We've decided to bring Tanaris up bilingual...

DVORAK and QWERTY.

Tuesday, June 5, 2007

This message brought to you by DVORAK.

Sunday, June 3, 2007

The verdict on grilled eggplant burgers? Pretty good. The eggplant is oddly squishy for being a burger substitute, but I do like the flavor. So, it works. I would happily eat them again. And I may, seeing as we have another eggplant left over from last week's Iron Chef battles. And it's too hot to cook anything inside, so food must be either uncooked, microwaved, or barbecued. Thus, grilled eggplant.

Thursday, May 31, 2007

Since the house is empty of crazy amounts of people now, I'm filling it in with the first season of Lost.
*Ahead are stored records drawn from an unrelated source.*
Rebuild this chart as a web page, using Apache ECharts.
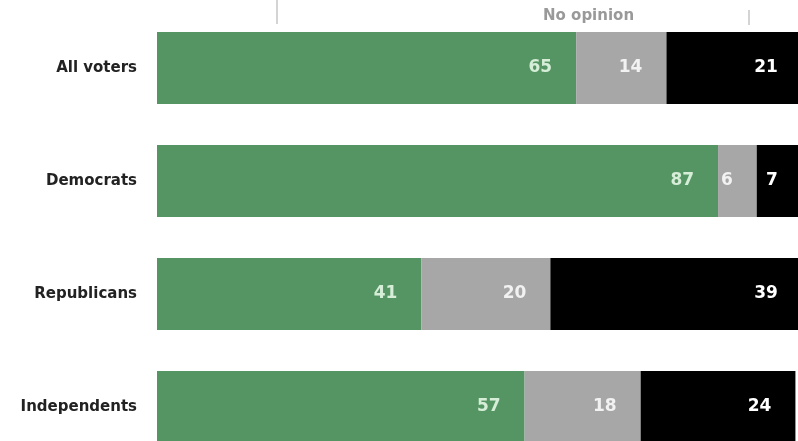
<!DOCTYPE html>
<html>
<head>
<meta charset="utf-8">
<script src="https://cdn.jsdelivr.net/npm/echarts@6/dist/echarts.min.js"></script>
<style>
html,body{margin:0;padding:0;background:#fff;}
#chart{width:798px;height:441px;}
</style>
</head>
<body>
<div id="chart"></div>
<script>
const categories = ['All voters', 'Democrats', 'Republicans', 'Independents'];
const supportValues = [65, 87, 41, 57];
const noOpinionValues = [14, 6, 20, 18];
const opposeValues = [21, 7, 39, 24];
const headerLabel = 'No opinion';

const chart = echarts.init(document.getElementById('chart'));

function makeSeries(name, values, color, labelColor) {
  return {
    name: name,
    type: 'bar',
    stack: 'total',
    data: values,
    barWidth: 72,
    clip: false,
    itemStyle: { color: color },
    label: {
      show: true,
      position: 'insideRight',
      distance: 24,
      color: labelColor,
      fontFamily: 'DejaVu Sans',
      fontWeight: 'bold',
      fontSize: 17
    },
    emphasis: { disabled: true }
  };
}

chart.setOption({
  animation: false,
  backgroundColor: '#ffffff',
  grid: { left: 157, right: 0, top: 68, bottom: 34 },
  xAxis: {
    type: 'value', min: 0, max: 99.4,
    show: false
  },
  yAxis: {
    type: 'category',
    data: categories,
    inverse: true,
    boundaryGap: false,
    axisLine: { show: false },
    axisTick: { show: false },
    splitLine: { show: false },
    axisLabel: {
      margin: 20,
      color: '#222',
      fontFamily: 'DejaVu Sans',
      fontWeight: 'bold',
      fontSize: 15
    }
  },
  series: [
    makeSeries('Support', supportValues, '#559563', '#d6eed8'),
    makeSeries('No opinion', noOpinionValues, '#a7a7a7', '#f2f2f2'),
    makeSeries('Oppose', opposeValues, '#000000', '#ffffff')
  ],
  graphic: [
    { type: 'text', left: 543, top: 9, style: { text: headerLabel, fill: '#999', font: 'bold 15px "DejaVu Sans"' } },
    { type: 'rect', shape: { x: 276, y: 0, width: 2, height: 24 }, style: { fill: '#d4d4d4' } },
    { type: 'rect', shape: { x: 748, y: 10, width: 2, height: 15 }, style: { fill: '#d4d4d4' } }
  ]
});
</script>
</body>
</html>
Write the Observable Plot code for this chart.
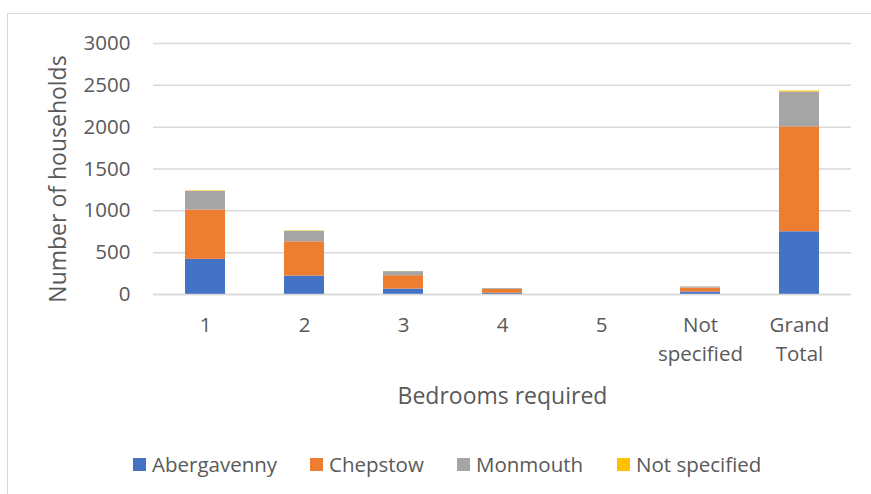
<!DOCTYPE html>
<html>
<head>
<meta charset="utf-8">
<script src="https://cdn.jsdelivr.net/npm/d3@7"></script>
<script src="https://cdn.jsdelivr.net/npm/@observablehq/plot@0.6"></script>
<style>
  html, body { margin: 0; padding: 0; background: #fff; }
  #wrap { position: relative; width: 871px; height: 494px; overflow: hidden; font-family: "Open Sans", Lato, sans-serif; color: #595959; }
  #frame { position: absolute; left: 7px; top: 13px; width: 900px; height: 520px; border: 1px solid #d9d9d9; box-sizing: border-box; }
  #chart { position: absolute; left: 0; top: 0; }
  #legend { position: absolute; left: 0; top: 452px; width: 871px; height: 24px; font-size: 20.5px; }
  .item { position: absolute; top: 0; display: flex; align-items: center; height: 24px; white-space: nowrap; }
  .sw { width: 13px; height: 13px; margin-right: 6px; }
</style>
</head>
<body>
<div id="wrap">
  <div id="frame"></div>
  <div id="chart"></div>
  <div id="legend"></div>
</div>
<script>
const categories = ["1", "2", "3", "4", "5", "Not specified", "Grand Total"];
const series = ["Abergavenny", "Chepstow", "Monmouth", "Not specified"];
const abergavenny = [420, 220, 65, 15, 0, 30, 750];
const chepstow = [590, 410, 160, 45, 0, 48, 1253];
const monmouth = [222, 125, 48, 10, 0, 12, 417];
const notSpecified = [6, 5, 1, 0, 0, 0, 12];
const yTicks = [0, 500, 1000, 1500, 2000, 2500, 3000];
const colors = ["#4472C4", "#ED7D31", "#A5A5A5", "#FFC000"];
const legendX = [133, 310, 457, 617];
const yTitle = "Number of households";
const xTitle = "Bedrooms required";

const seriesValues = [abergavenny, chepstow, monmouth, notSpecified];
const data = [];
series.forEach((s, si) => {
  categories.forEach((c, ci) => {
    data.push({category: c, series: s, value: seriesValues[si][ci]});
  });
});

const labelMap = {"Not specified": "Not\nspecified", "Grand Total": "Grand\nTotal"};

const chart = Plot.plot({
  width: 871,
  height: 420,
  marginLeft: 153,
  marginRight: 20,
  marginTop: 43,
  marginBottom: 126,
  style: {fontFamily: "'Open Sans', Lato, sans-serif", fontSize: "20.5px", color: "#595959", background: "transparent", overflow: "visible"},
  x: {domain: categories, paddingInner: 0.6, paddingOuter: 0.3},
  y: {domain: [0, 3000]},
  color: {domain: series, range: colors},
  marks: [
    Plot.gridY(yTicks, {stroke: "#d9d9d9", strokeOpacity: 1, strokeWidth: 1.5}),
    Plot.barY(data, {x: "category", y: "value", fill: "series"}),
    Plot.ruleY([0], {stroke: "#d9d9d9", strokeWidth: 1.5}),
    Plot.axisY({ticks: yTicks, tickSize: 0, tickPadding: 23, fill: "#595959", tickFormat: d => String(d), label: null}),
    Plot.axisX({tickSize: 0, tickPadding: 17, fill: "#595959", tickFormat: d => labelMap[d] || d, lineHeight: 1.4, label: null}),
    Plot.text([yTitle], {frameAnchor: "left", textAnchor: "middle", dx: -95, dy: 10, rotate: -90, text: d => d, fill: "#595959", fontSize: 23}),
    Plot.text([xTitle], {frameAnchor: "bottom", dy: 109, text: d => d, fill: "#595959", fontSize: 23})
  ]
});
document.getElementById("chart").appendChild(chart);

const legend = document.getElementById("legend");
series.forEach((s, i) => {
  const it = document.createElement("div");
  it.className = "item";
  it.style.left = legendX[i] + "px";
  const sw = document.createElement("div");
  sw.className = "sw";
  sw.style.background = colors[i];
  const t = document.createElement("span");
  t.textContent = s;
  it.appendChild(sw);
  it.appendChild(t);
  legend.appendChild(it);
});
</script>
</body>
</html>
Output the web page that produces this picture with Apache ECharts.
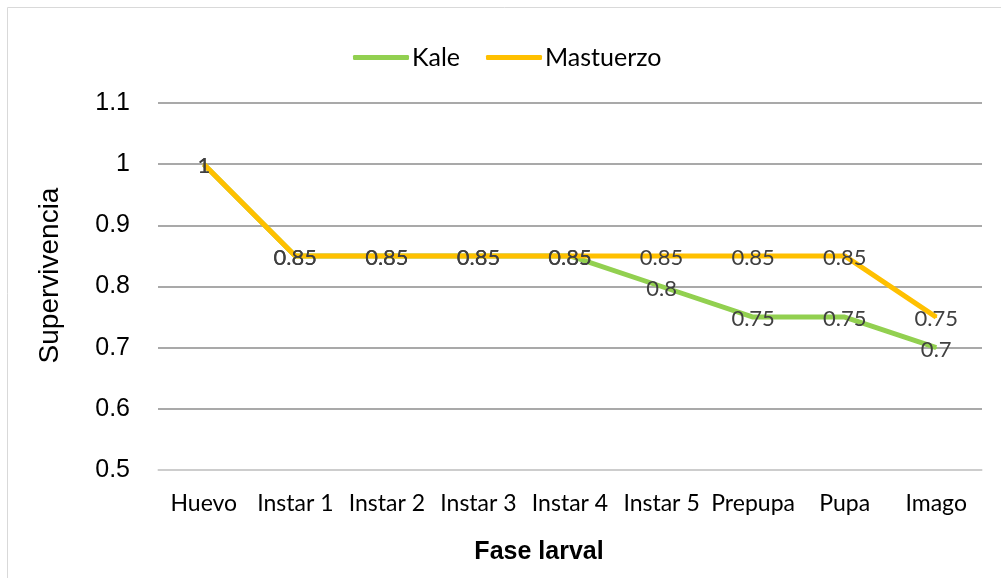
<!DOCTYPE html>
<html>
<head>
<meta charset="utf-8">
<script src="https://cdn.jsdelivr.net/npm/echarts@6/dist/echarts.min.js"></script>
<style>
  html, body { margin: 0; padding: 0; background: #fff; }
  #chart { width: 1001px; height: 578px; }
</style>
</head>
<body>
<div id="chart"></div>
<script>
const categories = ["Huevo", "Instar 1", "Instar 2", "Instar 3", "Instar 4", "Instar 5", "Prepupa", "Pupa", "Imago"];
const kale = [1, 0.85, 0.85, 0.85, 0.85, 0.8, 0.75, 0.75, 0.7];
const mastuerzo = [1, 0.85, 0.85, 0.85, 0.85, 0.85, 0.85, 0.85, 0.75];

const chart = echarts.init(document.getElementById("chart"));

const labelStyle = {
  show: true,
  position: "inside",
  offset: [0, 2],
  color: "#404040",
  fontFamily: "Lato",
  fontSize: 22,
};

const makeSeries = (name, data, color) => ({
  name: name,
  type: "line",
  data: data,
  symbol: "circle",
  symbolSize: 2,
  itemStyle: { color: color },
  lineStyle: { color: color, width: 5 },
  label: labelStyle,
  emphasis: { disabled: true },
});

const option = {
  animation: false,
  graphic: [
    {
      type: "rect",
      shape: { x: 7.5, y: 7.5, width: 1000, height: 580 },
      style: { fill: "none", stroke: "#d9d9d9", lineWidth: 1 },
    },
  ],
  title: {
    text: "Fase larval",
    left: 534,
    top: 535,
    textAlign: "center",
    textStyle: {
      fontFamily: "Liberation Sans",
      fontWeight: "bold",
      fontSize: 25,
      color: "#000",
    },
  },
  legend: {
    data: ["Kale", "Mastuerzo"],
    top: 40,
    left: 348,
    icon: "roundRect",
    itemWidth: 56,
    itemHeight: 5,
    itemGap: 26,
    textStyle: { fontFamily: "Lato", fontSize: 25, color: "#000", padding: [0, 0, 0, -2] },
  },
  grid: {
    left: 158,
    right: 19,
    top: 103,
    bottom: 108,
    containLabel: false,
  },
  xAxis: {
    type: "category",
    data: categories,
    boundaryGap: true,
    axisLine: { lineStyle: { color: "#d9d9d9", width: 1.5 } },
    axisTick: { show: false },
    axisLabel: {
      interval: 0,
      hideOverlap: false,
      color: "#000",
      fontFamily: "Lato",
      fontSize: 23,
      margin: 22,
    },
  },
  yAxis: {
    type: "value",
    min: 0.5,
    max: 1.1,
    interval: 0.1,
    name: "Supervivencia",
    nameLocation: "middle",
    nameGap: 94,
    nameTextStyle: {
      fontFamily: "Liberation Sans",
      fontSize: 28,
      color: "#000",
      padding: [0, 0, 0, 22],
    },
    axisLine: { show: false },
    axisTick: { show: false },
    axisLabel: {
      color: "#000",
      fontFamily: "Liberation Sans",
      fontSize: 25,
      margin: 28,
    },
    splitLine: { lineStyle: { color: "#8c8c8c", width: 1.5 } },
  },
  series: [makeSeries("Kale", kale, "#92D050"), makeSeries("Mastuerzo", mastuerzo, "#FFC000")],
};

chart.setOption(option);
</script>
</body>
</html>
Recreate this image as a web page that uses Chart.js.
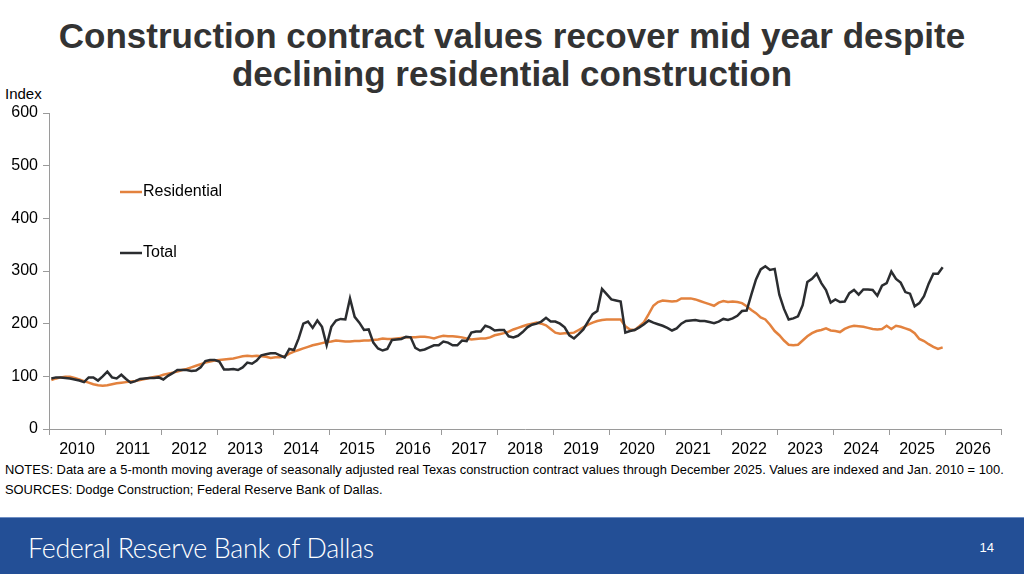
<!DOCTYPE html>
<html>
<head>
<meta charset="utf-8">
<script src="https://cdn.jsdelivr.net/npm/chart.js@4.4.1/dist/chart.umd.min.js"></script>
<style>
  html, body { margin: 0; padding: 0; background: #fff; }
  body { width: 1024px; height: 574px; position: relative; overflow: hidden; font-family: "Liberation Sans", Arial, sans-serif; }
  #title { position: absolute; top: 17px; left: 0; width: 1024px; text-align: center; font-weight: bold; font-size: 35px; line-height: 38px; color: #333; }
  #unit { position: absolute; left: 5px; top: 85px; font-size: 15px; color: #000; }
  #wrap { position: absolute; left: 0; top: 85px; width: 1024px; height: 375px; }
  #notes { position: absolute; left: 5px; top: 460px; font-size: 12.9px; line-height: 20px; color: #000; white-space: nowrap; }
  #footer { position: absolute; left: 0; top: 517px; width: 1024px; height: 57px; background: #234f96; border-top: 1px solid #6f8fc4; }
  #footer .bank { position: absolute; left: 28px; top: 14px; font-family: Lato, "Open Sans", sans-serif; font-weight: 300; font-size: 26.8px; color: #fff; letter-spacing: -0.3px; }
  #footer .page { position: absolute; right: 30px; top: 22px; font-size: 13px; color: #fff; }
</style>
</head>
<body>
<div id="title">Construction contract values recover mid year despite<br>declining residential construction</div>
<div id="unit">Index</div>
<div id="wrap"><canvas id="chart"></canvas></div>
<div id="notes">NOTES: Data are a 5-month moving average of seasonally adjusted real Texas construction contract values through December 2025. Values are indexed and Jan. 2010 = 100.<br>SOURCES: Dodge Construction; Federal Reserve Bank of Dallas.</div>
<div id="footer"><span class="bank">Federal Reserve Bank of Dallas</span><span class="page">14</span></div>
<script>
// year labels on the x axis (monthly data, Jan 2010 - Dec 2025)
const years = ['2010', '2011', '2012', '2013', '2014', '2015', '2016', '2017', '2018',
               '2019', '2020', '2021', '2022', '2023', '2024', '2025', '2026'];

const total = [
  96, 98, 98, 97, 96, 94, 92, 89, 98, 98, 92, 100,
  109, 98, 96, 103, 95, 88, 91, 95, 96, 97, 97, 98,
  94, 101, 106, 112, 112, 112, 110, 111, 117, 129, 131, 131,
  128, 113, 113, 114, 112, 117, 126, 124, 130, 140, 142, 144,
  144, 140, 136, 152, 150, 172, 200, 204, 192, 206, 194, 159,
  194, 206, 209, 208, 248, 213, 202, 188, 189, 164, 153, 149,
  152, 169, 170, 171, 175, 174, 154, 149, 151, 155, 159, 159,
  166, 164, 159, 159, 168, 167, 183, 185, 185, 196, 193, 187,
  188, 188, 176, 174, 177, 184, 193, 198, 200, 204, 211, 204,
  204, 200, 193, 178, 172, 180, 189, 204, 218, 224, 266, 256,
  246, 244, 242, 183, 186, 188, 193, 199, 206, 202, 199, 196,
  192, 187, 191, 200, 205, 206, 207, 205, 205, 203, 201, 204,
  209, 207, 210, 215, 224, 225, 255, 284, 303, 309, 302, 304,
  255, 228, 208, 210, 214, 235, 279, 285, 295, 277, 264, 240,
  246, 241, 242, 258, 264, 255, 265, 265, 264, 253, 272, 277,
  299, 285, 278, 260, 257, 233, 239, 252, 276, 295, 295, 307
];

const residential = [
  93, 96, 98, 99, 99, 97, 94, 91, 88, 85, 83, 82,
  83, 85, 87, 88, 89, 90, 91, 93, 95, 97, 99, 100,
  103, 105, 107, 109, 112, 114, 117, 120, 123, 126, 128, 130,
  131, 132, 133, 134, 136, 138, 139, 138, 139, 138, 137, 135,
  136, 136, 138, 143, 147, 150, 153, 156, 159, 161, 163, 165,
  166, 168, 167, 166, 166, 167, 167, 168, 168, 169, 170, 172,
  171, 171, 172, 173, 174, 174, 174, 175, 175, 174, 172, 175,
  177, 176, 176, 175, 174, 172, 170, 171, 172, 172, 174, 178,
  180, 182, 185, 189, 192, 195, 198, 200, 202, 200, 197, 190,
  183, 181, 182, 182, 183, 188, 193, 198, 202, 205, 207, 208,
  208, 208, 208, 195, 189, 188, 195, 203, 218, 234, 241, 244,
  243, 242, 243, 248, 248, 248, 246, 243, 240, 237, 234, 240,
  243, 241, 242, 241, 239, 233, 226, 220, 212, 208, 198, 186,
  178, 168, 160, 159, 160, 168, 176, 182, 186, 188, 191, 187,
  186, 184, 190, 194, 196, 195, 194, 192, 190, 189, 190, 196,
  190, 196, 194, 191, 188, 182, 171, 167, 161, 156, 152, 155
];

const ORANGE = '#e3823e';
const DARK = '#2b2d30';
const AXIS = '#9a9a9a';

// month i sits in the middle of its month slot
const toPoints = arr => arr.map((v, i) => ({ x: i + 0.5, y: v }));

// legend drawn inside the plot, like the original slide
const innerLegend = {
  id: 'innerLegend',
  afterDraw(chart) {
    const c = chart.ctx;
    const items = [
      { ds: chart.data.datasets[1], y: 107 },
      { ds: chart.data.datasets[0], y: 168 }
    ];
    c.save();
    c.font = '16px "Liberation Sans", Arial, sans-serif';
    c.textBaseline = 'middle';
    c.fillStyle = '#000';
    items.forEach(it => {
      c.strokeStyle = it.ds.borderColor;
      c.lineWidth = 2.5;
      c.beginPath();
      c.moveTo(120, it.y);
      c.lineTo(142, it.y);
      c.stroke();
      c.fillText(it.ds.label, 143, it.y);
    });
    c.restore();
  }
};

const ctx = document.getElementById('chart').getContext('2d');
new Chart(ctx, {
  type: 'line',
  data: {
    datasets: [
      { label: 'Total', data: toPoints(total), borderColor: DARK, borderWidth: 2.5, pointRadius: 0, tension: 0 },
      { label: 'Residential', data: toPoints(residential), borderColor: ORANGE, borderWidth: 2.5, pointRadius: 0, tension: 0 }
    ]
  },
  options: {
    responsive: true,
    maintainAspectRatio: false,
    animation: false,
    layout: { padding: { top: 28, right: 23, left: 0, bottom: 0 } },
    plugins: { legend: { display: false }, tooltip: { enabled: false } },
    scales: {
      x: { type: 'linear', min: 0, max: years.length * 12, display: false },
      years: {
        type: 'category',
        labels: years,
        position: 'bottom',
        offset: true,
        grid: { offset: true, drawOnChartArea: false, drawTicks: true, tickLength: 6, color: AXIS },
        border: { color: AXIS, width: 1 },
        ticks: { color: '#000', font: { size: 16, family: '"Liberation Sans", Arial, sans-serif' }, padding: 5, maxRotation: 0, autoSkip: false },
        afterFit: s => { s.height = 31; }
      },
      y: {
        min: 0, max: 600,
        ticks: { stepSize: 100, color: '#000', font: { size: 16, family: '"Liberation Sans", Arial, sans-serif' }, padding: 5 },
        grid: { drawOnChartArea: false, drawTicks: true, tickLength: 6, color: AXIS },
        border: { color: AXIS, width: 1 },
        afterFit: s => { s.width = 49; }
      }
    }
  },
  plugins: [innerLegend]
});
</script>
</body>
</html>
I checked it out from the library. Anyway, I've heard that people are starting to feel disappointed with the current seasons of Lost because it's becoming more and more clear that the writers don't have any real plan or direction for the show. Now, admittedly, the fact that I've heard that probably biases me. However, I find it surprising that people are surprised to find that Lost is... well... lost. I mean, it's reasonably compelling, but it felt pretty directionless to me straight off the bat.

My theory is that Lost is one of a new phase of shows that is made to mimic reality TV. (The Office is another.) So, yeah, the characters are meandering around meaninglessly interacting with each other, but, apparently, that's what people like to watch these days. At least Lost bothers to employ writers and actors, meaning that the dialogue is more clever and the performances are more subtle and powerful. But, basically, it's Survivor.

(Caveat: I haven't actually watched Survivor.)
Well, I don't know quite what I'm going to do with this now that I've created it. But, I must say, the user interface for blogger.com far surpasses the user interface for livejournal in quality. Drastically, drastically better.